Let’s Get Deep: Beginners guide to BDSM

I have never been a person to pull out all the stops for Valentine’s Day. The most I have ever done to celebrate the holiday is wait for the discount chocolates on Feb. 15.

Often times, couples are trying to figure out what to get their partners, where to take them for dinner and how to make the day special. But I feel a sure-fire way to make the day special is exploring a new world of sexual desire.

BDSM, or bondage, domination, sadism and masochism, is all about trust and consent.

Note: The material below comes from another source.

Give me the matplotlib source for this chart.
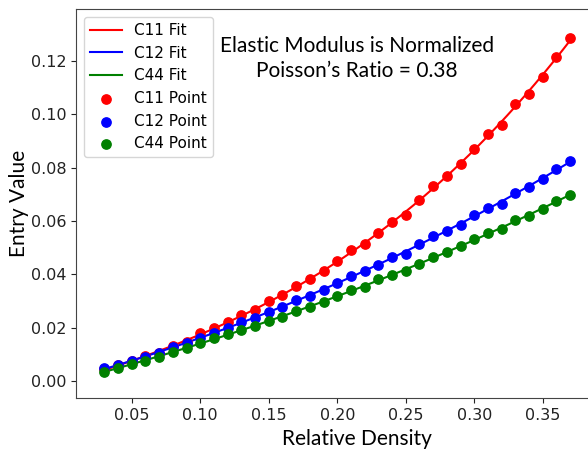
"""Normalized elastic constants vs relative density, with polynomial fits."""

import matplotlib

matplotlib.use("Agg")
import matplotlib.pyplot as plt
import numpy as np

density = np.round(np.arange(0.03, 0.375, 0.01), 2)

c11 = [0.0045, 0.0060, 0.0075, 0.0093, 0.0106, 0.0132, 0.0147, 0.0178, 0.0197,
       0.0221, 0.0246, 0.0266, 0.0298, 0.0321, 0.0357, 0.0382, 0.0411, 0.0451,
       0.0489, 0.0514, 0.0555, 0.0596, 0.0621, 0.0680, 0.0732, 0.0769, 0.0812,
       0.0870, 0.0925, 0.0960, 0.1038, 0.1076, 0.1138, 0.1216, 0.1285]
c12 = [0.0047, 0.0061, 0.0075, 0.0090, 0.0105, 0.0129, 0.0144, 0.0162, 0.0179,
       0.0200, 0.0220, 0.0236, 0.0258, 0.0276, 0.0305, 0.0320, 0.0341, 0.0368,
       0.0395, 0.0412, 0.0436, 0.0465, 0.0476, 0.0514, 0.0545, 0.0562, 0.0586,
       0.0621, 0.0647, 0.0665, 0.0706, 0.0726, 0.0756, 0.0794, 0.0825]
c44 = [0.0034, 0.0050, 0.0063, 0.0076, 0.0089, 0.0108, 0.0123, 0.0144, 0.0160,
       0.0176, 0.0191, 0.0205, 0.0225, 0.0240, 0.0262, 0.0277, 0.0295, 0.0320,
       0.0341, 0.0354, 0.0381, 0.0398, 0.0411, 0.0439, 0.0464, 0.0485, 0.0505,
       0.0531, 0.0554, 0.0570, 0.0604, 0.0619, 0.0645, 0.0676, 0.0697]

series = [("C11", c11, "red"), ("C12", c12, "blue"), ("C44", c44, "green")]

label_font = ["Lato", "DejaVu Sans"]


def main() -> None:
    fig = plt.figure(figsize=(5.88, 4.49), dpi=100)
    # the original is cropped on the right: the axes run past the image edge
    ax = fig.add_axes([76 / 588, 1 - 398.3 / 449, 562 / 588, 389 / 449])

    xs = np.linspace(density[0], density[-1], 200)
    for name, vals, color in series:
        coef = np.polyfit(density, vals, 3)
        ax.plot(xs, np.polyval(coef, xs), color=color, lw=1.5, label=f"{name} Fit")
    for name, vals, color in series:
        ax.scatter(density, vals, color=color, s=45, zorder=3, label=f"{name} Point")

    ax.set_xlim(0.0093, 0.4195)
    ax.set_ylim(-0.0065, 0.1393)
    ax.set_xticks([0.05, 0.10, 0.15, 0.20, 0.25, 0.30, 0.35])
    ax.set_yticks([0.00, 0.02, 0.04, 0.06, 0.08, 0.10, 0.12])
    ax.tick_params(labelsize=11.5, colors="#222222")
    for s in ax.spines.values():
        s.set_color("#444444")

    ax.set_xlabel("Relative Density", fontsize=15, family=label_font, labelpad=4)
    ax.set_ylabel("Entry Value", fontsize=15, family=label_font, labelpad=1)

    ax.text(0.5, 1 - 49 / 389,
            "Elastic Modulus is Normalized\nPoisson\u2019s Ratio = 0.38",
            transform=ax.transAxes, ha="center", va="center", fontsize=15,
            family=label_font, linespacing=1.35)

    ax.legend(loc="upper left", fontsize=11, handlelength=2.1,
              borderaxespad=0.5)

    fig.savefig("out.png", dpi=100)


if __name__ == "__main__":
    main()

There are some simple basics of BDSM that will take your sex life to the next level.

These are some beginner tips to exploring your physical relationship, and strengthen your emotional bond with your partner.

BEFORE:

Before taking the step to bring BDSM into your sex life there needs to be communication. Communication is key in relationships, and is one of the most important aspects of BDSM, so communicate first! Discuss any fetishes or kinks you or your partner might have and see where your interests overlap.

After deciding on areas to explore, it is now time to come up with safe words. Safe words are a single word or short phrase that signal to your partner the need to slow down or stop completely.

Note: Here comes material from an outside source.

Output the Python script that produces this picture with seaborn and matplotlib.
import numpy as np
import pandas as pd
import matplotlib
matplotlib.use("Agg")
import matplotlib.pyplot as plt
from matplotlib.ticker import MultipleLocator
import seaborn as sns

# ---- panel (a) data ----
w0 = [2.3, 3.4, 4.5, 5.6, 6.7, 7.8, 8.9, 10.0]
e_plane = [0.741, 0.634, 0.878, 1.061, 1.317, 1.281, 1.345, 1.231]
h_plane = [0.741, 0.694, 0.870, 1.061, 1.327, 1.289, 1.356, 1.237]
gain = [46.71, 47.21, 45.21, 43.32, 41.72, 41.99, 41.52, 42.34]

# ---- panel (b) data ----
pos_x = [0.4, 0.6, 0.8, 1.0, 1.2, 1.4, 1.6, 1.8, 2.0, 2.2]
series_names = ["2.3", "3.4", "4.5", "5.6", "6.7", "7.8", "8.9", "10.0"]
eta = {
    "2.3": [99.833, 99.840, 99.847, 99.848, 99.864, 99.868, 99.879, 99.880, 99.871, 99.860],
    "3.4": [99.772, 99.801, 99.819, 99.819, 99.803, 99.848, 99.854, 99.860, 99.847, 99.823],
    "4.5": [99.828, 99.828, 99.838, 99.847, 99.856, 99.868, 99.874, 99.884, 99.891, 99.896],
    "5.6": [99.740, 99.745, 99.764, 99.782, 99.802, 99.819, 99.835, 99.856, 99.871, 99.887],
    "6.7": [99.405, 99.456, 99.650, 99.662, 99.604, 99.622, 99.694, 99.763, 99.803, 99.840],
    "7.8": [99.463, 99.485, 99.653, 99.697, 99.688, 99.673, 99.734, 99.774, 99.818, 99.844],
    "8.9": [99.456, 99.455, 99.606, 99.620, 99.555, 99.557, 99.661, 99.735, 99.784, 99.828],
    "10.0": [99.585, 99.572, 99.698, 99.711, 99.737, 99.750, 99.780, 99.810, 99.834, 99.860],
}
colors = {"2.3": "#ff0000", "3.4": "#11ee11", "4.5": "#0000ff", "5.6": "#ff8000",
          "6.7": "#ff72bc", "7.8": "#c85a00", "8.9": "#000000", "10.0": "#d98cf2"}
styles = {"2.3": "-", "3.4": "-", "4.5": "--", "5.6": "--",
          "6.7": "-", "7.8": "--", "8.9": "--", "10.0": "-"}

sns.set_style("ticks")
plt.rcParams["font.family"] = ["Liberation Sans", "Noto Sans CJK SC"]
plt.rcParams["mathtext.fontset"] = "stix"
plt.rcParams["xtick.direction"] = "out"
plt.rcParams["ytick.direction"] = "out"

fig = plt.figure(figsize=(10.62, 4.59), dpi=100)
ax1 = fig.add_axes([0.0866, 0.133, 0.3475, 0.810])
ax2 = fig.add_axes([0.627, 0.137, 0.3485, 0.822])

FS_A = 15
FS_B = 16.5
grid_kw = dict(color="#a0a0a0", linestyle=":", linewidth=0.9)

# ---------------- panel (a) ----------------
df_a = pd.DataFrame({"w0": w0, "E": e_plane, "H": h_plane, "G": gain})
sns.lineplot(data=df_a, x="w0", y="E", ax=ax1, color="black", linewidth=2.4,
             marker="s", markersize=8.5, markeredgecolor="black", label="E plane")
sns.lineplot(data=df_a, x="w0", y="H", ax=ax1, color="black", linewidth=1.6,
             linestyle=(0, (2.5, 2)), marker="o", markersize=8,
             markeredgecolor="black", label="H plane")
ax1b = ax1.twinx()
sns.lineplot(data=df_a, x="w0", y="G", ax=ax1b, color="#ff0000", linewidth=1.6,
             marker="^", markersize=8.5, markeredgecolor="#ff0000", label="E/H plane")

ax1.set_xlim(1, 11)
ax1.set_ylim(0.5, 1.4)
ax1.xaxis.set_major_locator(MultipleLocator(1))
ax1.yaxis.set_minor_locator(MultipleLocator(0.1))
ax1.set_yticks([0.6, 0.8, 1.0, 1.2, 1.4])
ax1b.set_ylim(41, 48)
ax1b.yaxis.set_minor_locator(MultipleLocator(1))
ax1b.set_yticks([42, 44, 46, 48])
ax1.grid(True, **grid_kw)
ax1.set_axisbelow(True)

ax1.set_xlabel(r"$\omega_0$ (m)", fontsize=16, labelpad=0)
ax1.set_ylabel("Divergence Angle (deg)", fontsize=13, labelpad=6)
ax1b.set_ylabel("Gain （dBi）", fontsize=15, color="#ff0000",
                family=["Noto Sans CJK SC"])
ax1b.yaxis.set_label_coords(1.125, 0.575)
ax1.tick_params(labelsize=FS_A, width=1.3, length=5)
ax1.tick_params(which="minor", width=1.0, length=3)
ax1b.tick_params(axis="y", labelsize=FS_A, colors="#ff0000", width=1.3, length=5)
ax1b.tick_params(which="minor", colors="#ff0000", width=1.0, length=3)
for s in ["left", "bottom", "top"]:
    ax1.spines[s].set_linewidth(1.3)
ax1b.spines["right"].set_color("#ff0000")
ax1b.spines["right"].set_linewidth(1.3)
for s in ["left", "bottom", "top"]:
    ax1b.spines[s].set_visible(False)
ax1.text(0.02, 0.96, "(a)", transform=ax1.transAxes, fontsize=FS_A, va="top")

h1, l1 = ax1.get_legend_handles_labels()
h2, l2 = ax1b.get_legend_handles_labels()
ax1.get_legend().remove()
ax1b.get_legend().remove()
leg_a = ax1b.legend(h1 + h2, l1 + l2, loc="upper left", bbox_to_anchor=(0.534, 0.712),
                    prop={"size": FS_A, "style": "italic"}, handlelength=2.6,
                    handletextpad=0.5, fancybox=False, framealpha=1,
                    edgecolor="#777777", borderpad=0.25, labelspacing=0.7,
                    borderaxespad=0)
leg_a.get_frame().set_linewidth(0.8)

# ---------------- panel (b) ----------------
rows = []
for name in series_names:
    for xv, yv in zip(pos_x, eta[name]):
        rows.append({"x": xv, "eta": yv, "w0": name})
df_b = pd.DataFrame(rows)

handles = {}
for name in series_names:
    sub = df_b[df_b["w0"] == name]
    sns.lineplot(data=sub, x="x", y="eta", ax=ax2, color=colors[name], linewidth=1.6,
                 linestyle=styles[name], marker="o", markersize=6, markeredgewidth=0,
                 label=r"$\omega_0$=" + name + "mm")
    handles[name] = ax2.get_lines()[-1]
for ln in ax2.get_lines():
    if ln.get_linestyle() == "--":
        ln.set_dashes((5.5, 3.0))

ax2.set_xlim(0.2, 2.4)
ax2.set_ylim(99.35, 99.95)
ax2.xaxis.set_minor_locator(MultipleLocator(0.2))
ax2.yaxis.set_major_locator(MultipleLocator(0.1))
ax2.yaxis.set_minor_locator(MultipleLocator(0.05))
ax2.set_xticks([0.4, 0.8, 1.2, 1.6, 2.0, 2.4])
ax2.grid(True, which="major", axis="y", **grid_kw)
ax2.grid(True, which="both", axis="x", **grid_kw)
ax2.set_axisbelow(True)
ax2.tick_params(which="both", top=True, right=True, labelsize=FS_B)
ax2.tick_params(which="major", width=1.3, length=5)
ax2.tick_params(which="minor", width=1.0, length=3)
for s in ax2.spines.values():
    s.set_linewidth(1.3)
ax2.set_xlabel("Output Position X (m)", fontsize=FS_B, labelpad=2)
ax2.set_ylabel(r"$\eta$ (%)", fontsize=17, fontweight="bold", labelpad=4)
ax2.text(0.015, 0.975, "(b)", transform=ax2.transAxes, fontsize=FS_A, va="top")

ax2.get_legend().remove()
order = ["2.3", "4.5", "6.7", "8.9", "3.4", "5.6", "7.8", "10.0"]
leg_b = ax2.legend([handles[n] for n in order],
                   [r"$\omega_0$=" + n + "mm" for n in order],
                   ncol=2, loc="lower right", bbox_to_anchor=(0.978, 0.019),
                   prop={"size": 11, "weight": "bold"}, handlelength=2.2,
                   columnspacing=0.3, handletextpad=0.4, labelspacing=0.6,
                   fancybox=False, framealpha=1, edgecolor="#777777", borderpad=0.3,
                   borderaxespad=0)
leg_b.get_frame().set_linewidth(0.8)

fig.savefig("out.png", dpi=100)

If your partner is going to be tied up or wear a ball gag, make sure to also decide on visual cues when they need to stop or take a break.

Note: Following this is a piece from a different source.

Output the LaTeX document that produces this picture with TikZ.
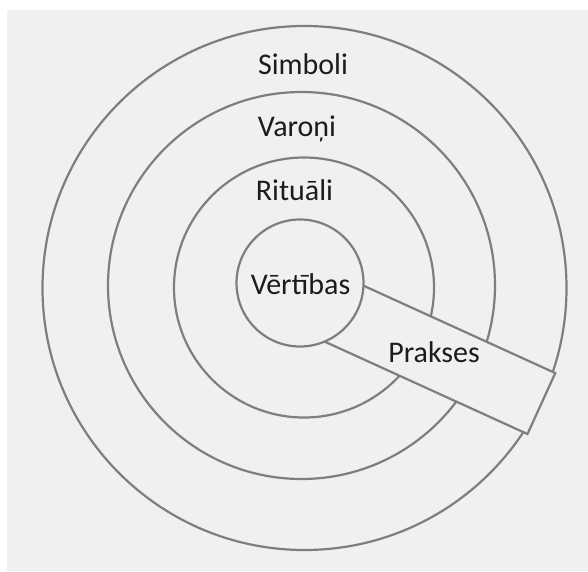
\documentclass[tikz,border=0pt]{standalone}
\usepackage{fontspec}
\setmainfont{Carlito}
\definecolor{panel}{HTML}{F0F0F0}
\definecolor{ringline}{HTML}{7E7E7E}
\definecolor{labeltext}{HTML}{1C1C1C}

\begin{document}
\begin{tikzpicture}[x=1pt,y=-1pt,
	ring/.style={circle, draw=ringline, line width=2.2pt, inner sep=0pt},
	tag/.style={text=labeltext, font=\fontsize{30}{35}\selectfont, inner sep=0pt, anchor=base}]
	\useasboundingbox (0,0) rectangle (588,571);
	\fill[white] (0,0) rectangle (588,571);
	\fill[panel] (7,10) rectangle (588,571);
	% the rings
	\node (simboli) at (304.5, 288)	[ring, minimum size=524pt]	{};
	\node (varoni) at (301.5, 285.5)	[ring, minimum size=387pt]	{};
	\node (ritual) at (304, 287.5)	[ring, minimum size=260pt]	{};
	% the band cuts through them
	\node (prakse) at (421.9, 349.1)	[rectangle, draw=ringline, fill=panel, line width=2.2pt, inner sep=0pt,
		minimum width=262.6pt, minimum height=67pt, rotate=-24.5]	{};
	\node (vertiba) at (300, 283)	[ring, fill=panel, minimum size=127pt]	{};
	% labels
	\node (t1) at (303, 74)	[tag]	{Simboli};
	\node (t2) at (297, 136)	[tag]	{Varoņi};
	\node (t3) at (294.5, 200)	[tag]	{Rituāli};
	\node (t4) at (300.5, 294)	[tag]	{Vērtības};
	\node (t5) at (434, 362)	[tag]	{Prakses};
\end{tikzpicture}
\end{document}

BDSM is ALL about consent. If there is no consent for the sexual act, DO NOT proceed. Often times the BDSM community gets a bad rap because outsiders often perceive it as violent. Although some kinks do have a violent nature, none of the acts are done without the consent of everyone involved.

Another precaution is telling your friends where and who you will be with and for how long. Encourage your partner to do so as well.

DURING:

Once you and your partner(s) decide what to explore and what safe words to use, it is now time to bring it all to the bedroom.

Hesitance can often lead to injury, especially in younger people with no BDSM experience. It is okay to be nervous and it is okay to start slow.

Rope is often a beginner’s go-to when exploring BDSM. When it comes to bondage, take it slow. Start with just tying wrists using scarves or soft rope. Make sure to tie the rope lightly — your extremities should not be going numb or turning blue.

If a partner is tied up, DO NOT leave them by themselves. If your partner is gagged, make sure to give them breaks. Ball-gags stretch out your jaw muscles and can cause discomfort after long periods of time.

If you and your partner have decided on using toys such as floggers, whips and paddles, make sure to stay away from vital areas of the body such as the kidneys, neck, face, head and the back of the knees. These can cause injury, and more often than not are far from pleasurable.  

If choking is something you and your partner would also like to explore, make sure not to take this action lightly. Most couples that do enjoy choking do it incorrectly, in a way that can cause damage to the larynx and esophagus.

When choking your partner, do not press flatly on the throat but rather use your thumb and index finger on opposite sides of the neck to squeeze lightly.

Asphyxiation play can be fun, but can also be extremely dangerous if you do not take it seriously. Just be smart and take it slow.

AFTER:

Aftercare is extremely important after what could be hours of intense sexual activity.

Some acts in the BDSM community can often drive your partner to their physical limits, but can push them to their emotional limits as well.

It is all dependent on your partner’s needs, but cuddling is a good start to aftercare — hold them tight, play with their hair, whisper sweet things in their ear. Let your partner reel back from being pushed to their limits.

Running a bath is also a good aftercare routine. Sit in a bathtub with your partner and enjoy scented candles, light kisses and caressing. After your first time, give your partner some basic aftercare. Once they have finally reeled back — discuss with them what they would like after the session.

The point of aftercare is helping your partner decompress and allows you to build a strong emotional and physical bond.

Communicating after a session is incredibly important. Discuss what you liked, what you didn’t like and what you hope to try next time.

BDSM is not for everyone and that is okay, but if it is, just be sure to do it safely and be sure to have fun!